+++ Exercise materials

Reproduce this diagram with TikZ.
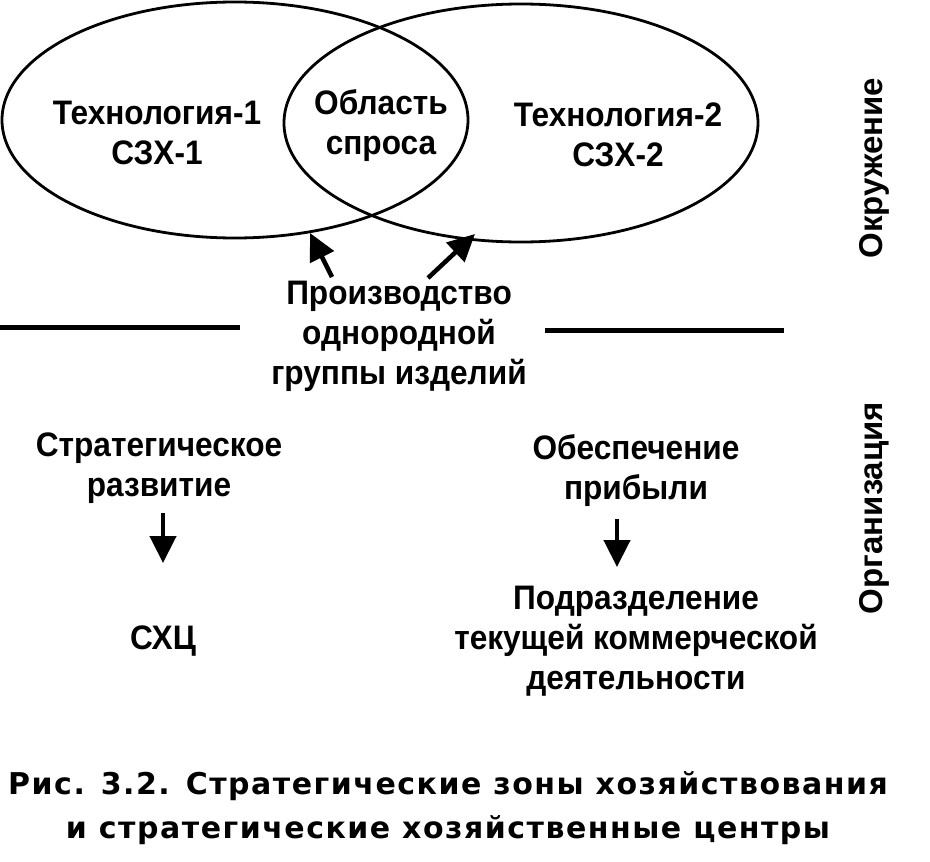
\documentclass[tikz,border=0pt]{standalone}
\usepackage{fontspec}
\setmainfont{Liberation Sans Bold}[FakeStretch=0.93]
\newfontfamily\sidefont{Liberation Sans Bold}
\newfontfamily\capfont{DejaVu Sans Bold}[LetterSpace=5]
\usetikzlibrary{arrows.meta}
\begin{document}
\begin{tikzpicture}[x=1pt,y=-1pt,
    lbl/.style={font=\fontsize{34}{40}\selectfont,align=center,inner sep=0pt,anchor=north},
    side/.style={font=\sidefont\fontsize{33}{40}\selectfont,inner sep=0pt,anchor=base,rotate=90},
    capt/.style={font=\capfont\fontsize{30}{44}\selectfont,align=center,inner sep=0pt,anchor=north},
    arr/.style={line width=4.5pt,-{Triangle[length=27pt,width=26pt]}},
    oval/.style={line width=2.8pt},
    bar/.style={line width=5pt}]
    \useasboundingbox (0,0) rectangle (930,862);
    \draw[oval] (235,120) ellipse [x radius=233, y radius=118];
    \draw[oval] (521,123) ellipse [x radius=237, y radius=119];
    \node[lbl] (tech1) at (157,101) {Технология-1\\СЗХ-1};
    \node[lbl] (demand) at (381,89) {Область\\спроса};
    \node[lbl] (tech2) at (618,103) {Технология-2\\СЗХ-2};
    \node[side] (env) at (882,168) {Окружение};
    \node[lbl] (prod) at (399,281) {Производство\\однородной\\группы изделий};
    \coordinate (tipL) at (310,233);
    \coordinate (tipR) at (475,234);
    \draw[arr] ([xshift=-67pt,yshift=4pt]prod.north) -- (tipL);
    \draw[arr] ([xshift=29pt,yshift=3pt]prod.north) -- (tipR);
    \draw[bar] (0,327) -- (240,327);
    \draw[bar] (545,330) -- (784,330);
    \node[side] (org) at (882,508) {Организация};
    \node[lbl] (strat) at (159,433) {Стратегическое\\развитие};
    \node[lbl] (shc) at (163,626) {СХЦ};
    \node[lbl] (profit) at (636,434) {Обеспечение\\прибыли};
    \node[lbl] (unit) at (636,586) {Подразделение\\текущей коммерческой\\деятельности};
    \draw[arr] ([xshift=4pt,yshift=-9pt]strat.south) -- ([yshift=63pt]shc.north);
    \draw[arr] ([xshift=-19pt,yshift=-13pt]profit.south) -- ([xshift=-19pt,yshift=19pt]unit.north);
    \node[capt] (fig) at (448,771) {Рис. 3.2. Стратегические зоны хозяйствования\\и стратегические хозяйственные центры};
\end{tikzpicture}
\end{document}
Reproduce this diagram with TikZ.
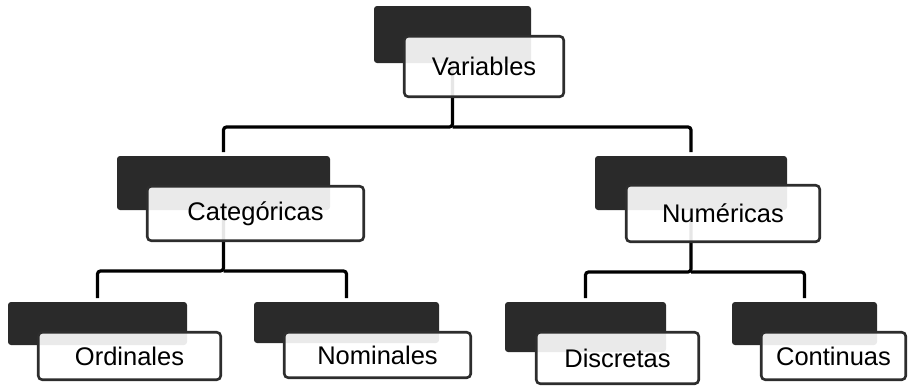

++++++

• **Work to complete**
With the pictures left out, transcribe the material exactly.

• **Worked answer**
Reproduce this diagram with TikZ.
\documentclass[tikz,border=0pt]{standalone}
\usepackage{fontspec}
\setmainfont{Liberation Sans Bold}[FakeStretch=0.93]
\newfontfamily\sidefont{Liberation Sans Bold}
\newfontfamily\capfont{DejaVu Sans Bold}[LetterSpace=5]
\usetikzlibrary{arrows.meta}
\begin{document}
\begin{tikzpicture}[x=1pt,y=-1pt,
    lbl/.style={font=\fontsize{34}{40}\selectfont,align=center,inner sep=0pt,anchor=north},
    side/.style={font=\sidefont\fontsize{33}{40}\selectfont,inner sep=0pt,anchor=base,rotate=90},
    capt/.style={font=\capfont\fontsize{30}{44}\selectfont,align=center,inner sep=0pt,anchor=north},
    arr/.style={line width=4.5pt,-{Triangle[length=27pt,width=26pt]}},
    oval/.style={line width=2.8pt},
    bar/.style={line width=5pt}]
    \useasboundingbox (0,0) rectangle (930,862);
    \draw[oval] (235,120) ellipse [x radius=233, y radius=118];
    \draw[oval] (521,123) ellipse [x radius=237, y radius=119];
    \node[lbl] (tech1) at (157,101) {Технология-1\\СЗХ-1};
    \node[lbl] (demand) at (381,89) {Область\\спроса};
    \node[lbl] (tech2) at (618,103) {Технология-2\\СЗХ-2};
    \node[side] (env) at (882,168) {Окружение};
    \node[lbl] (prod) at (399,281) {Производство\\однородной\\группы изделий};
    \coordinate (tipL) at (310,233);
    \coordinate (tipR) at (475,234);
    \draw[arr] ([xshift=-67pt,yshift=4pt]prod.north) -- (tipL);
    \draw[arr] ([xshift=29pt,yshift=3pt]prod.north) -- (tipR);
    \draw[bar] (0,327) -- (240,327);
    \draw[bar] (545,330) -- (784,330);
    \node[side] (org) at (882,508) {Организация};
    \node[lbl] (strat) at (159,433) {Стратегическое\\развитие};
    \node[lbl] (shc) at (163,626) {СХЦ};
    \node[lbl] (profit) at (636,434) {Обеспечение\\прибыли};
    \node[lbl] (unit) at (636,586) {Подразделение\\текущей коммерческой\\деятельности};
    \draw[arr] ([xshift=4pt,yshift=-9pt]strat.south) -- ([yshift=63pt]shc.north);
    \draw[arr] ([xshift=-19pt,yshift=-13pt]profit.south) -- ([xshift=-19pt,yshift=19pt]unit.north);
    \node[capt] (fig) at (448,771) {Рис. 3.2. Стратегические зоны хозяйствования\\и стратегические хозяйственные центры};
\end{tikzpicture}
\end{document}
Reproduce this diagram with TikZ.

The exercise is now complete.